The Peaky Blinders star’s death was announced on Friday (16 April) by her husband Damian Lewis, who wrote on social media that McCrory had died peacefully at home after “a heroic battle with cancer”.
Her diagnosis had not previously been made public.
Appearing on the BBC’s Today programme, theatre director Cracknell, who worked with McCrory on productions such as Medea and The Deep Blue Sea at the National Theatre, said that the actor hadn’t wanted news of her diagnosis detracting from her family or work.
“Helen wanted to be very private about her illness and I understand why,” she said. “When you live in the public spotlight you have to find space to protect the things that are just for you.
“Very, very few people knew, and I only did because we were planning to transfer a show to Broadway and we had to cancel that because she was undergoing treatment. We were sworn to secrecy.”

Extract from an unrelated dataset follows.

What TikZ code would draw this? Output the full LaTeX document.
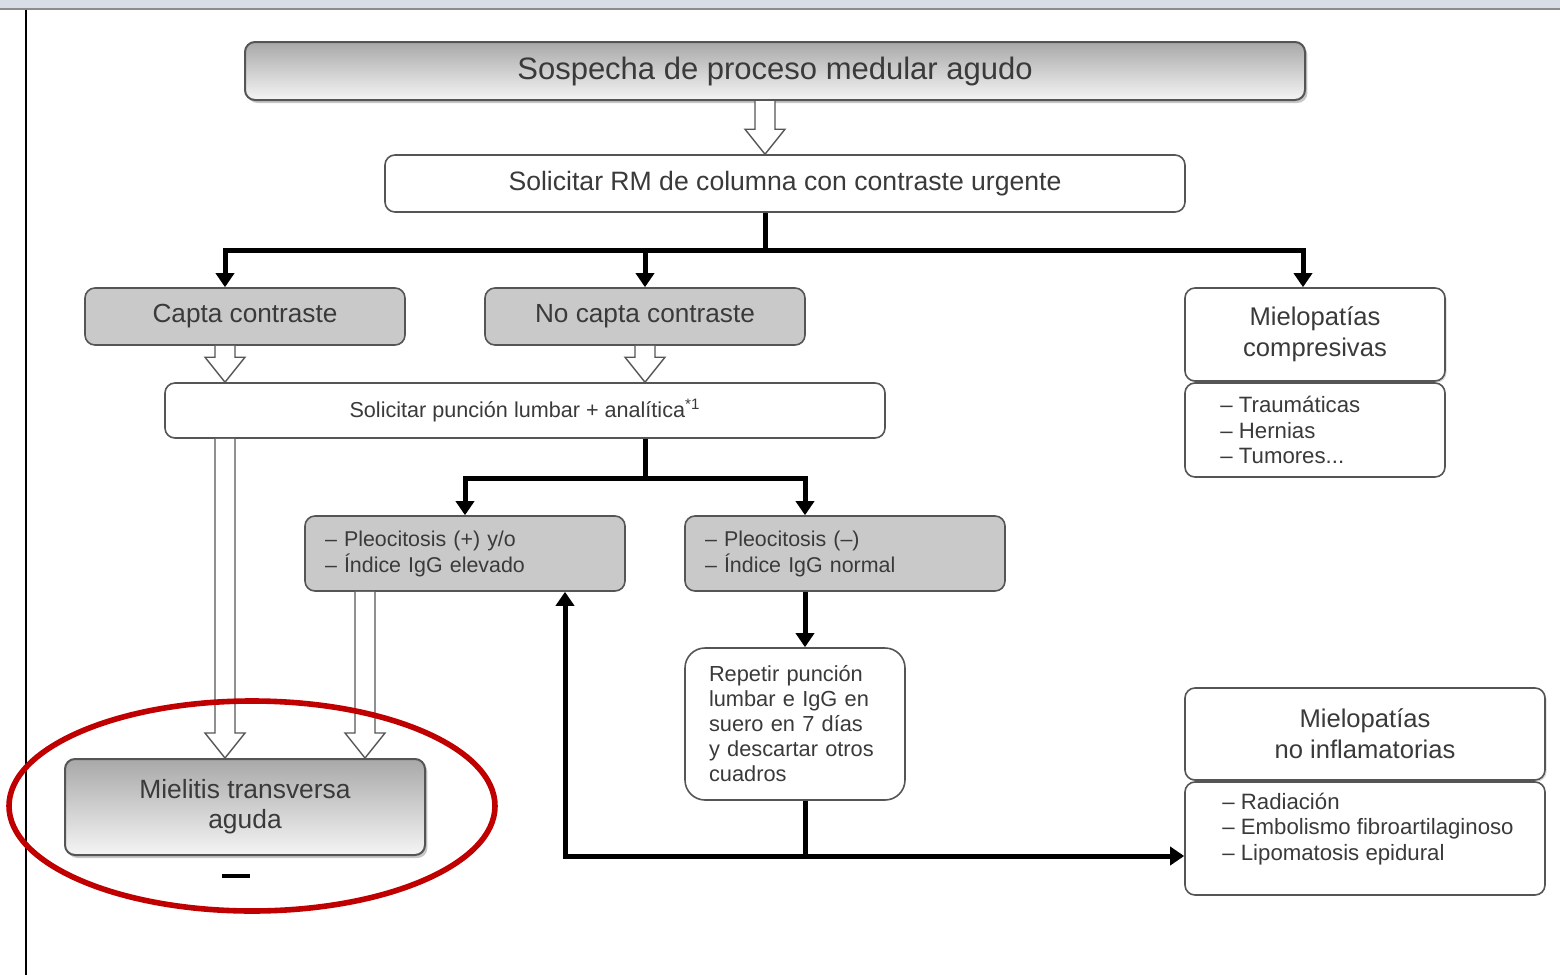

Cracknell continued: “Her need to be fully alive and be committed and to take things incredibly seriously, such as her family and charity work, defined her last few years for her as much as ever.”
Six weeks before her death, McCrory and Lewis had appeared on Good Morning Britain to promote the charity The Prince’s Trust.
The actor’s death prompted an outpouring of love on social media, including from JK Rowling and her Harry Potter co-star Jason Isaacs, the latter of whom described McCrory as “the greatest actress I’ve ever seen”.
Lewis wrote a lengthy tribute to his wife of 14 years on Sunday (18 April), describing her as “a meteor in our life” who remained a “people person” even as her illness worsened.